• **YOUR GOAL**:
Narrow the data below down to the lines containing "this".

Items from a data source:
────────────────
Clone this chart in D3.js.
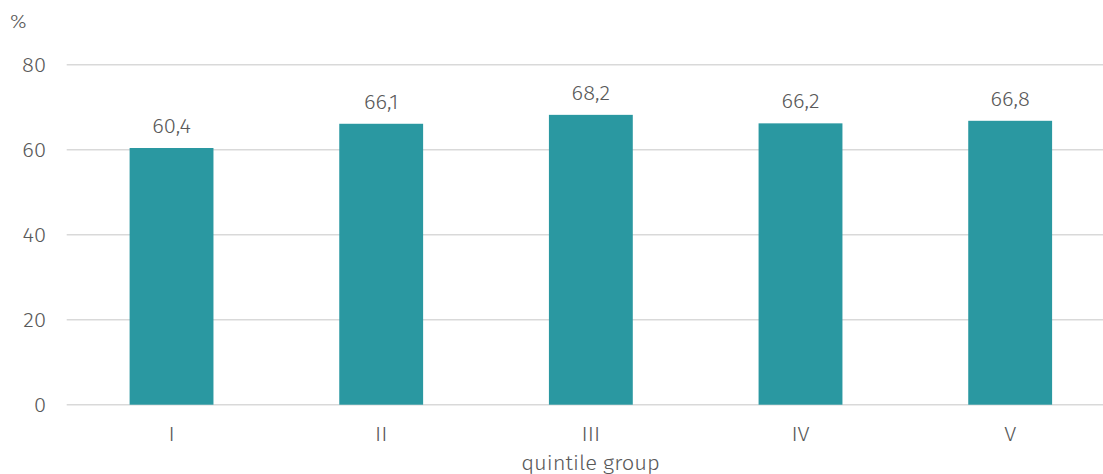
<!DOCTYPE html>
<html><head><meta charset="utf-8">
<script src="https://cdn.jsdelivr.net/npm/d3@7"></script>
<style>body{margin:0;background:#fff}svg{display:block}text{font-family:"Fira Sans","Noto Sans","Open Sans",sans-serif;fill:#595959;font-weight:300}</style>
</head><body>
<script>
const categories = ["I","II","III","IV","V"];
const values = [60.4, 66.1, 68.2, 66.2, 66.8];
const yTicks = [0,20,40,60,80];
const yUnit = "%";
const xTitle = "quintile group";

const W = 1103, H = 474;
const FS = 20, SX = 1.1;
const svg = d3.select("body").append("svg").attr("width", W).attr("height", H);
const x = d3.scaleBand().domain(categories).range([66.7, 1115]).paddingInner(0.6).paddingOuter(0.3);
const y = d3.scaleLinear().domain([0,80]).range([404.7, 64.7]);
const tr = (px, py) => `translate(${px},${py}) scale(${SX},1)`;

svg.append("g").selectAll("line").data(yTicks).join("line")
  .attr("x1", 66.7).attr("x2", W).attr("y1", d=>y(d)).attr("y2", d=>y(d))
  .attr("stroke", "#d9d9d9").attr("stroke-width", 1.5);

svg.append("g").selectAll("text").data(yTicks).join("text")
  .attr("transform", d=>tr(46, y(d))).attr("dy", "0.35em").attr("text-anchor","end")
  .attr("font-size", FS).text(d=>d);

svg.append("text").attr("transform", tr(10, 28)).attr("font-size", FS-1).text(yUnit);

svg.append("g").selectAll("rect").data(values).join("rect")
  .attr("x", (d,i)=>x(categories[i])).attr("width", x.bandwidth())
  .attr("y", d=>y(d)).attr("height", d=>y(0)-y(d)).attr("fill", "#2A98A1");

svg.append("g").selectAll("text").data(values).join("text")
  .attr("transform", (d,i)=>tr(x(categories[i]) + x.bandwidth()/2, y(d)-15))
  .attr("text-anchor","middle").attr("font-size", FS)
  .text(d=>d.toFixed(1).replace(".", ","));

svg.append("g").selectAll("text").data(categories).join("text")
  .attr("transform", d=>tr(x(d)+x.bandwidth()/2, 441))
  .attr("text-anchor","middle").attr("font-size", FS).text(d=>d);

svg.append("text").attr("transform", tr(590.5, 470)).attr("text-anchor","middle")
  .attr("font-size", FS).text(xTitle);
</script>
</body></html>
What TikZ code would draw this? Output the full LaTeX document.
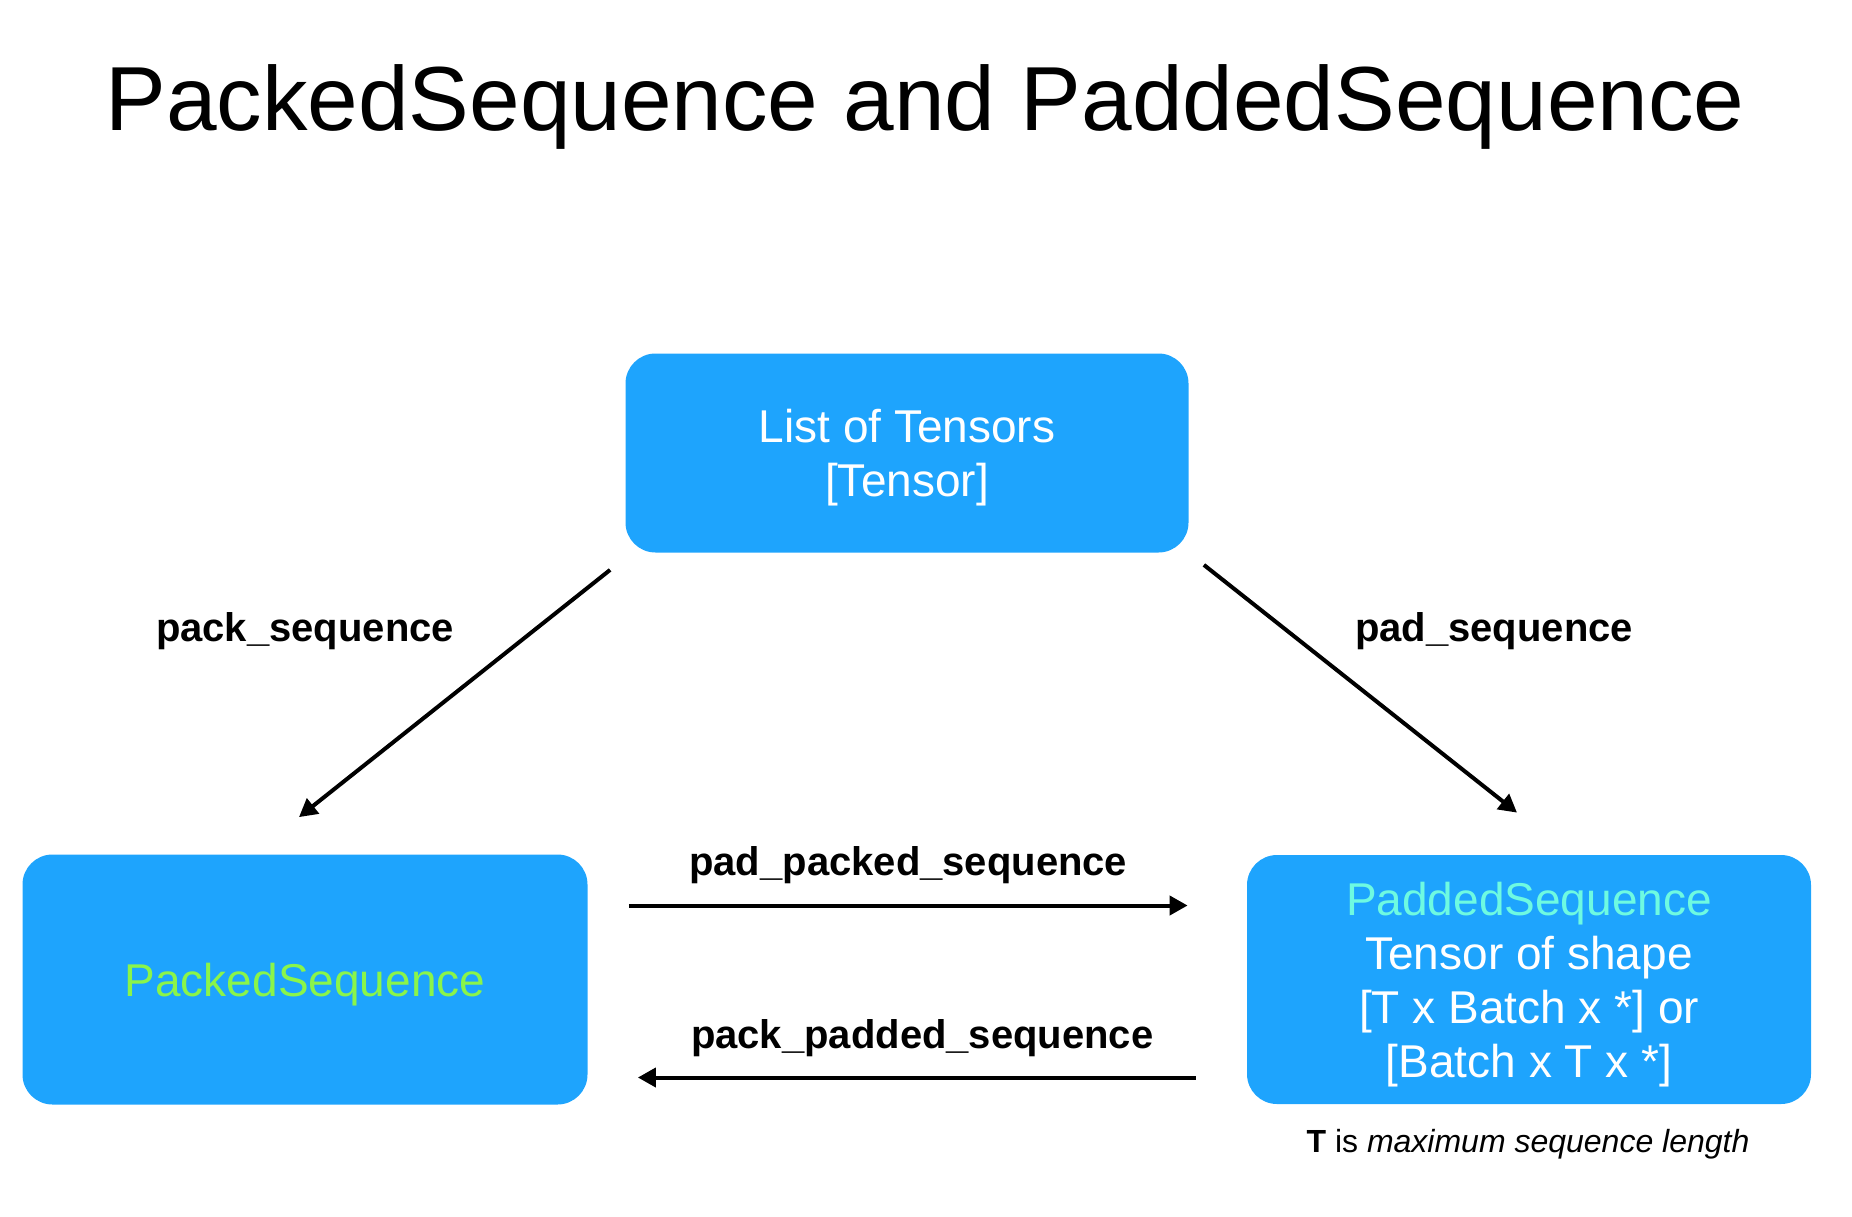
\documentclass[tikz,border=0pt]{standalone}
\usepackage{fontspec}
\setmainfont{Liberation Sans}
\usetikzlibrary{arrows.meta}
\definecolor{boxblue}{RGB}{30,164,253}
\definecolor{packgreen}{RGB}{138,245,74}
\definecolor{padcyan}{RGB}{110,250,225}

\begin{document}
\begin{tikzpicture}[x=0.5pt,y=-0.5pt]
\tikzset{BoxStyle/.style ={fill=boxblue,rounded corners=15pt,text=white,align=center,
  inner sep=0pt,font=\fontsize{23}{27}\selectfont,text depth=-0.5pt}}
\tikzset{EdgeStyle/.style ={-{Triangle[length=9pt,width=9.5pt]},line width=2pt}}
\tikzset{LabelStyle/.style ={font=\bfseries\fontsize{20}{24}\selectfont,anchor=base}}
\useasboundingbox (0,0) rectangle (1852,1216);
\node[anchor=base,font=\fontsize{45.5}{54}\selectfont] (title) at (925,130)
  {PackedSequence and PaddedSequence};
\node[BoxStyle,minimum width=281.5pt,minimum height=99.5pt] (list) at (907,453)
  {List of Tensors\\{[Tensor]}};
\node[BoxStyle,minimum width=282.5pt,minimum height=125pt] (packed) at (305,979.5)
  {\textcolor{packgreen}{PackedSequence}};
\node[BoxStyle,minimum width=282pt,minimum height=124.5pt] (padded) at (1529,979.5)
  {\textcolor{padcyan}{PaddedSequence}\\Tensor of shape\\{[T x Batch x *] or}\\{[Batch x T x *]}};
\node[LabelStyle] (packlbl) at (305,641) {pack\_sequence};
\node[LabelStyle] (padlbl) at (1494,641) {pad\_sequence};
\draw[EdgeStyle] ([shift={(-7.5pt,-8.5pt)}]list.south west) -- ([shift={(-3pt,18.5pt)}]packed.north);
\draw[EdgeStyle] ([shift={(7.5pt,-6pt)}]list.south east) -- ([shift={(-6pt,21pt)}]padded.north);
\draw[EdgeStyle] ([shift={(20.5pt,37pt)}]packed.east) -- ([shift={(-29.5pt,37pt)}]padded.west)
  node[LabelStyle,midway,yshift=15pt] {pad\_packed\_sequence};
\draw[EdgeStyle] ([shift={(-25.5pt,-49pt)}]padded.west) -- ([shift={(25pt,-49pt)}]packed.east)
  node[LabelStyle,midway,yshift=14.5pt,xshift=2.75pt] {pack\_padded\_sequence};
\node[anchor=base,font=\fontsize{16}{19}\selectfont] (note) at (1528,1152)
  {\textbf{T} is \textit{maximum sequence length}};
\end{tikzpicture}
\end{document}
────────────────
• **COMPLETE RESPONSE**:
Clone this chart in D3.js.
What TikZ code would draw this? Output the full LaTeX document.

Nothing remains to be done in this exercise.